Diferente da aventura das Malvinas, que enfrentou a potência britânica, o autocrata venezuelano ataca os interesses norte-americanos na vizinha Guiana, com exploração de petróleo. O anti-imperialismo também toca os corações e mentes dos latino-americanos. Maduro tem também a expectativa de contar com o apoio da Rússia e da China que, no entanto, também têm presença e interesses econômicos no pequeno país. A China tem grandes investimentos na Guiana em projetos de infraestrutura e na exploração de petróleo, através da China National Offshore Oil Company.

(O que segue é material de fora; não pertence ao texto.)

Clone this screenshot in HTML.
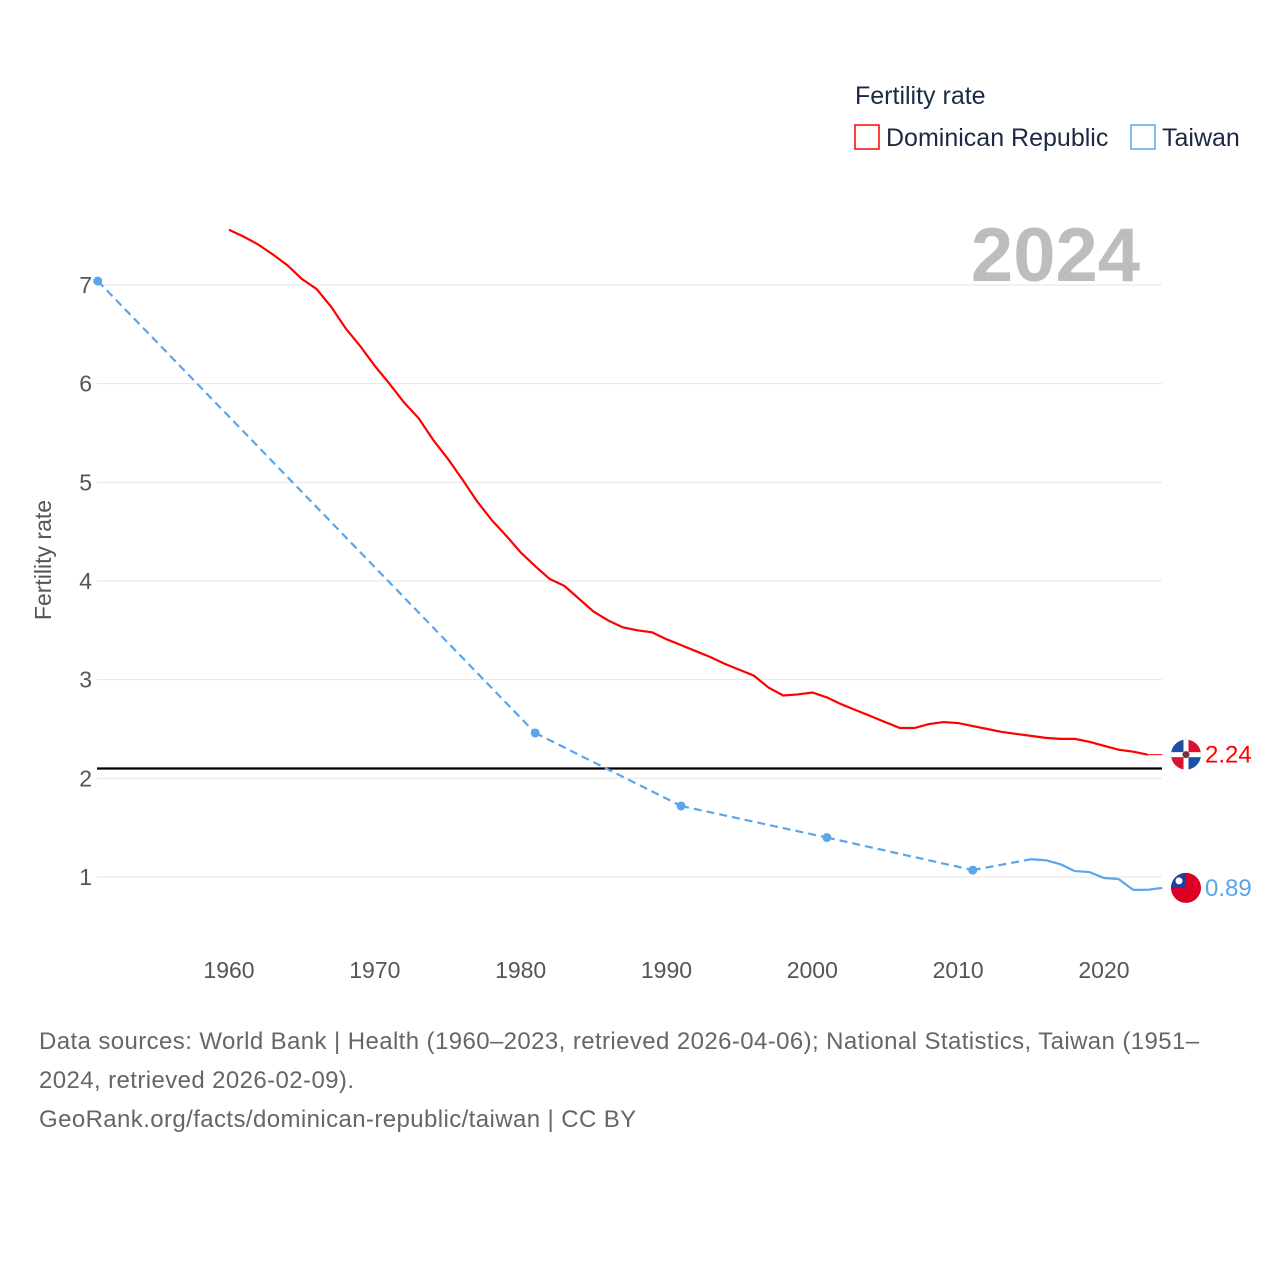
<!DOCTYPE html>
<html><head><meta charset="utf-8">
<style>
body{margin:0;background:#fff;font-family:"Liberation Sans",sans-serif;}
#wrap{position:relative;width:1280px;height:1280px;overflow:hidden;}
svg text{font-family:"Liberation Sans",sans-serif;}
</style></head>
<body>
<div id="wrap">
<svg id="chart" width="1280" height="1280">
  <text x="855" y="104" font-size="25" fill="#1a2a44">Fertility rate</text>
  <g>
    <rect x="855" y="125" width="24" height="24" fill="none" stroke="#f00" stroke-width="1.5"/>
    <text x="886" y="146" font-size="25" fill="#1a2a44">Dominican Republic</text>
  </g>
  <g>
    <rect x="1131" y="125" width="24" height="24" fill="none" stroke="#5aa5ec" stroke-width="1.5"/>
    <text x="1162" y="146" font-size="25" fill="#1a2a44">Taiwan</text>
  </g>
  <text x="1140" y="281" font-size="76" font-weight="bold" fill="#bdbdbd" text-anchor="end">2024</text>
  <text transform="translate(51,560) rotate(-90)" font-size="23" fill="#555" text-anchor="middle">Fertility rate</text>
  <g id="grid"></g><g id="marks"></g>
</svg>
<div style="position:absolute;left:39px;top:1022px;width:1210px;font-size:24px;letter-spacing:0.4px;line-height:39px;color:#666;">Data sources: World Bank | Health (1960–2023, retrieved 2026-04-06); National Statistics, Taiwan (1951–2024, retrieved 2026-02-09).<br>GeoRank.org/facts/dominican-republic/taiwan | CC BY</div>
</div>
<script>
const yTicks=[1,2,3,4,5,6,7];
const xTicks=[1960,1970,1980,1990,2000,2010,2020];
const drYears=[];for(let y=1960;y<=2023;y++)drYears.push(y);
const drValues=[7.56,7.49,7.41,7.31,7.20,7.06,6.96,6.78,6.56,6.38,6.18,6.0,5.81,5.65,5.43,5.24,5.03,4.81,4.62,4.46,4.29,4.15,4.02,3.95,3.82,3.69,3.60,3.53,3.50,3.48,3.41,3.35,3.29,3.23,3.16,3.10,3.04,2.92,2.84,2.85,2.87,2.82,2.75,2.69,2.63,2.57,2.51,2.51,2.55,2.57,2.56,2.53,2.50,2.47,2.45,2.43,2.41,2.40,2.40,2.37,2.33,2.29,2.27,2.24];
const twYears=[1951,1981,1991,2001,2011,2015,2016,2017,2018,2019,2020,2021,2022,2023,2024];
const twValues=[7.04,2.46,1.72,1.40,1.07,1.18,1.17,1.13,1.06,1.05,0.99,0.98,0.87,0.87,0.89];
const refValue=2.1;
const NS="http://www.w3.org/2000/svg";
const X=yr=>229+(yr-1960)*14.583;
const Y=v=>877-(v-1)*98.67;
function mk(tag,attrs,parent){const e=document.createElementNS(NS,tag);for(const k in attrs)e.setAttribute(k,attrs[k]);parent.appendChild(e);return e;}
const grid=document.getElementById('grid'),marks=document.getElementById('marks');
yTicks.forEach(t=>{
  const l=mk('line',{x1:97,x2:1162,y1:Y(t),y2:Y(t),stroke:'#e6e6e6','stroke-width':1},grid);
  
  
  const tx=mk('text',{x:92,y:Y(t)+8,'font-size':23,fill:'#555','text-anchor':'end'},grid);
  tx.textContent=t;
  
  
});
xTicks.forEach(t=>{
  const tx=mk('text',{x:X(t),y:978,'font-size':23,fill:'#555','text-anchor':'middle'},grid);
  tx.textContent=t;
  
  
});
const ref=mk('line',{x1:97,x2:1162,y1:Y(refValue),y2:Y(refValue),stroke:'#000','stroke-width':2.2},marks);


const drPath=mk('path',{d:drYears.map((y,i)=>(i?'L':'M')+X(y)+','+Y(drValues[i])).join(''),fill:'none',stroke:'#f00','stroke-width':2.2},marks);


const drLast=drValues[drValues.length-1];
const drExt=mk('line',{x1:X(drYears[drYears.length-1]),x2:X(2024),y1:Y(drLast),y2:Y(drLast),stroke:'#f00','stroke-width':1},marks);


for(let i=1;i<twYears.length;i++){
  const gap=twYears[i]-twYears[i-1]>1;
  const seg=mk('line',{x1:X(twYears[i-1]),y1:Y(twValues[i-1]),x2:X(twYears[i]),y2:Y(twValues[i]),stroke:'#5aa5ec','stroke-width':2.2,'stroke-dasharray':gap?'8,5':'none'},marks);
  
  
}
for(let i=0;i<twYears.length;i++){
  const prevGap=i>0&&twYears[i]-twYears[i-1]>1, nextGap=i<twYears.length-1&&twYears[i+1]-twYears[i]>1;
  if((prevGap&&nextGap)||i===0){
    const c=mk('circle',{cx:X(twYears[i]),cy:Y(twValues[i]),r:4.5,fill:'#5aa5ec'},marks);
    
    
  }
}
function flagDR(cx,cy){
  const g=mk('g',{},marks);
  
  
  const cp=mk('clipPath',{id:'cdr'},g);
  mk('circle',{cx:cx,cy:cy,r:15},cp);
  const h=mk('g',{'clip-path':'url(#cdr)'},g);
  mk('rect',{x:cx-15,y:cy-15,width:15,height:15,fill:'#1d4fa3'},h);
  mk('rect',{x:cx,y:cy-15,width:15,height:15,fill:'#d9122e'},h);
  mk('rect',{x:cx-15,y:cy,width:15,height:15,fill:'#d9122e'},h);
  mk('rect',{x:cx,y:cy,width:15,height:15,fill:'#1d4fa3'},h);
  mk('rect',{x:cx-2.5,y:cy-15,width:5,height:30,fill:'#fff'},h);
  mk('rect',{x:cx-15,y:cy-2.5,width:30,height:5,fill:'#fff'},h);
  mk('circle',{cx:cx,cy:cy,r:3.5,fill:'#7a3040'},h);
}
function flagTW(cx,cy){
  const g=mk('g',{},marks);
  
  
  mk('circle',{cx:cx,cy:cy,r:15,fill:'#de0024'},g);
  mk('path',{d:`M${cx-15},${cy} A15,15 0 0 1 ${cx},${cy-15} L${cx},${cy} Z`,fill:'#1f3f9e'},g);
  mk('circle',{cx:cx-7,cy:cy-7,r:3.5,fill:'#fff'},g);
}
flagDR(1186,Y(drLast));
flagTW(1186,Y(twValues[twValues.length-1]));
const l1=mk('text',{x:1205,y:Y(drLast)+8,'font-size':24,fill:'#f00'},marks);
l1.textContent=drLast.toFixed(2);


const l2=mk('text',{x:1205,y:Y(twValues[twValues.length-1])+8,'font-size':24,fill:'#5aa5ec'},marks);
l2.textContent=twValues[twValues.length-1].toFixed(2);


</script>
</body></html>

Embora tudo fosse apenas jogo de cena para explorar o patriotismo venezuelano, a situação se agravou depois que, na semana passada, Nícolas Maduro assinou a lei que transforma o território de Guiana num Estado da Venezuela, denominado Estado da Guiana Essequiba. Ninguém parece acreditar que Maduro vai invadir e ocupar militarmente, o “novo Estado” venezuelano. Seria um desastre diplomático, total isolamento político, não podendo contar sequer com o apoio dos poucos países do mundo que ainda protegem o governo venezuelano, incluindo o Brasil, que seria diretamente atingido pelo conflito militar na sua fronteira. É lamentável, em todo caso, que o governo brasileiro mais uma vez se cale diante da clara agressão diplomática de Maduro, mesmo depois do presidente Lula da Silva ter investido seu prestígio na mediação do conflito artificialmente criado por seu aliado venezuelano.
Pode ser que, reeleito para o terceiro mandato, Maduro esqueça tudo e o “novo Estado” não saia do papel. Entretanto, o clima de euforia patriótica que ele provocou nos venezuelanos e os seus superpoderes, no meio de uma profunda crise interna, abram caminho para atitudes insensatas e irresponsáveis. Por outro lado, se as tropas da Venezuela não invadirem e assumirem o controle do chamado Estado da Guiana Essequiba, como defende e autoriza a lei assinada agora, Maduro pode provocar uma grande frustração política da sociedade venezuelana envenenada pelo patriotismo. Algo como a síndrome das Malvinas pode ameaçar o seu regime de poder.
Nunca é demais citar a famosa frase do escritor inglês Samuel Johnson - “O patriotismo é o último refúgio do canalha” (que, segundo o seu biógrafo, ele atacava o “pretenso patriotismo” usado como um manto para os próprios interesses). O General Galtieri, da Argentina, e Nícolas Maduro, da Venezuela, se enquadram nesta categoria.